Automating Toil: The 80/20 of DevOps
Toil is manual, repetitive work that doesn't provide lasting value. Google's SRE book says engineers should spend <50% of time on toil. Here's how we eliminated our top toil sources.
What is Toil?
Toil is: manual (needs human intervention), repetitive (done over and over), automatable (can be scripted), tactical (interrupt-driven), lacks enduring value (doesn't improve the system).
Examples: Manually restarting services, running scripts for deployments, creating user accounts, investigating the same alert repeatedly.
Identifying Toil
We surveyed engineers: "What tasks do you do regularly that feel like a waste of time?" Top answers: deployment approvals, certificate renewals, log analysis, on-call alerts for known issues.
Track toil with metrics: time spent, frequency, number of engineers involved. Calculate cost: if 5 engineers spend 2 hours/week on deployments, that's 520 hours/year or $52K at $100/hour.
The 80/20 Approach
Don't automate everything at once. Find the toil that consumes the most time or causes the most frustration. Automate those first.
Our top toil sources: 1. **Manual deployments** (10 hours/week) → GitOps with ArgoCD 2. **Certificate renewals** (5 hours/month) → cert-manager on Kubernetes 3. **Log analysis** (8 hours/week) → Loki with LogQL queries and dashboards 4. **Infrastructure provisioning** (6 hours/week) → Terraform with automated PR workflows
Automation Examples
Certificate management: Replaced manual cert renewals with cert-manager + Let's Encrypt. Zero engineer time now.
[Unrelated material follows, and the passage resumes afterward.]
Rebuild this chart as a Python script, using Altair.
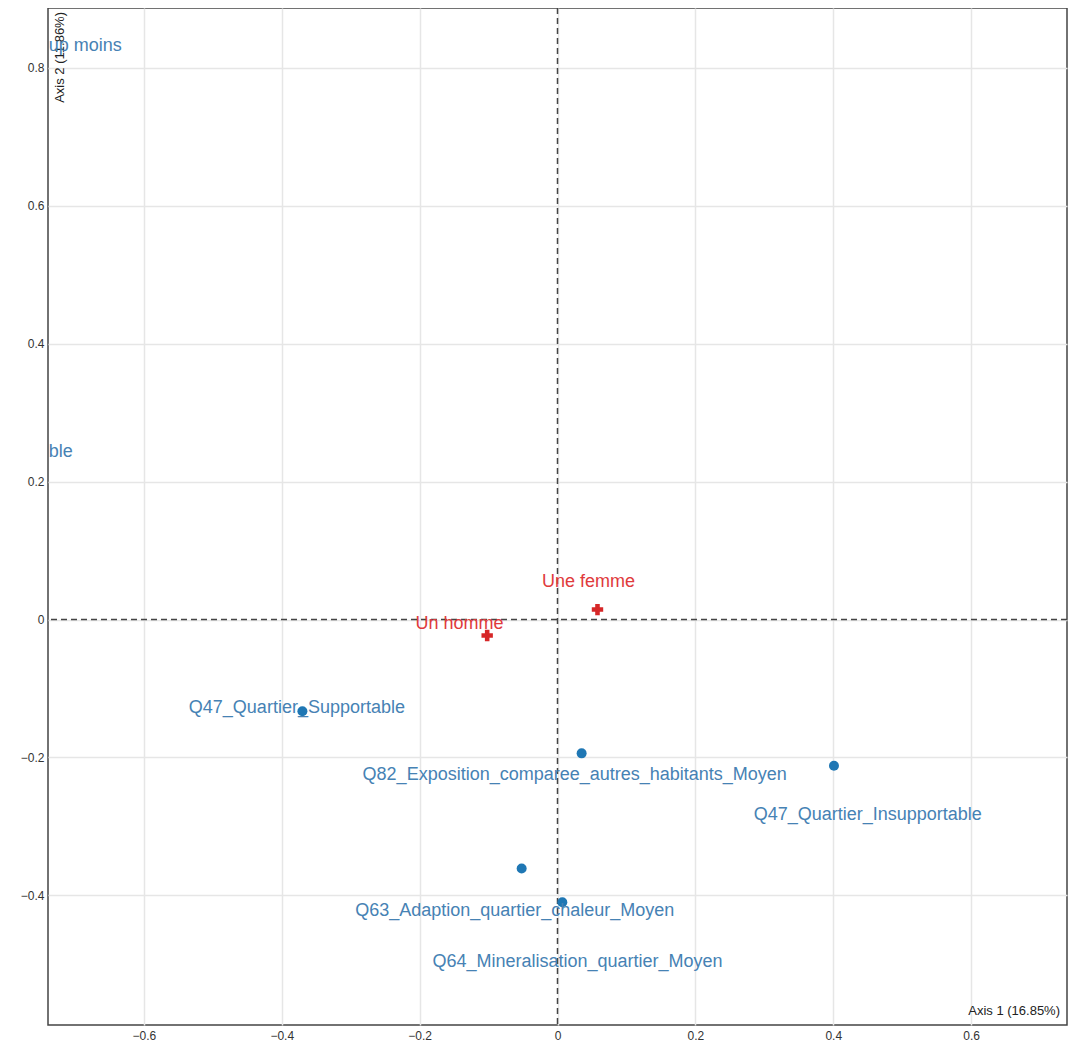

Deployment approvals: Moved from Slack approval messages + kubectl commands to GitOps. Deploy = merge PR. Automated approvals for non-prod.
Alert fatigue: Automated remediation for common issues. Example: disk space alert → auto-cleanup script → only page if script fails.
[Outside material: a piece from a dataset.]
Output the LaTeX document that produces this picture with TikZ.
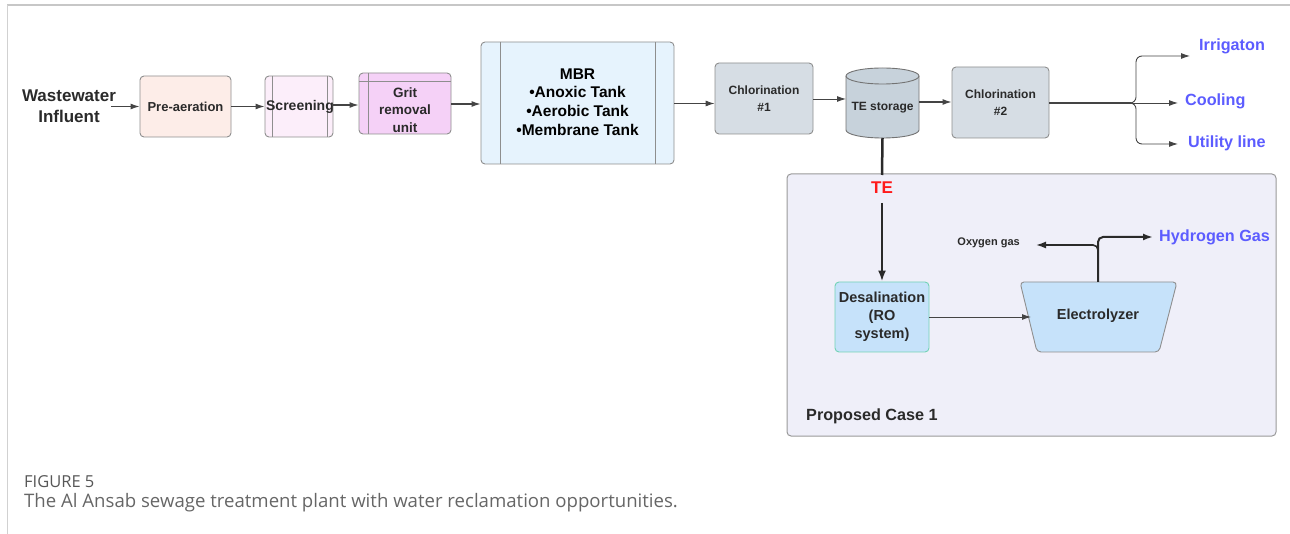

Onboarding: Created Terraform modules for new services. Used to take 4 hours to set up monitoring, logging, CI/CD—now takes 10 minutes.
Implementation Tips
Start small: Pick one task, automate it, measure time saved. Build momentum with quick wins.
Make automation reliable: Add error handling, logging, and alerts. Unreliable automation creates new toil.
Document everything: Even automated systems need runbooks for when they fail.
Results
After 6 months: Toil dropped from 45% of engineering time to 20%. Engineers happier (less grunt work, more engineering). Velocity increased (faster deployments, shorter lead times).
ROI calculation: Automated deployment cost 80 hours to build, saves 520 hours/year. Payback in under 2 months.
The best toil to eliminate is the work that wakes you up at 3am. Automate that first.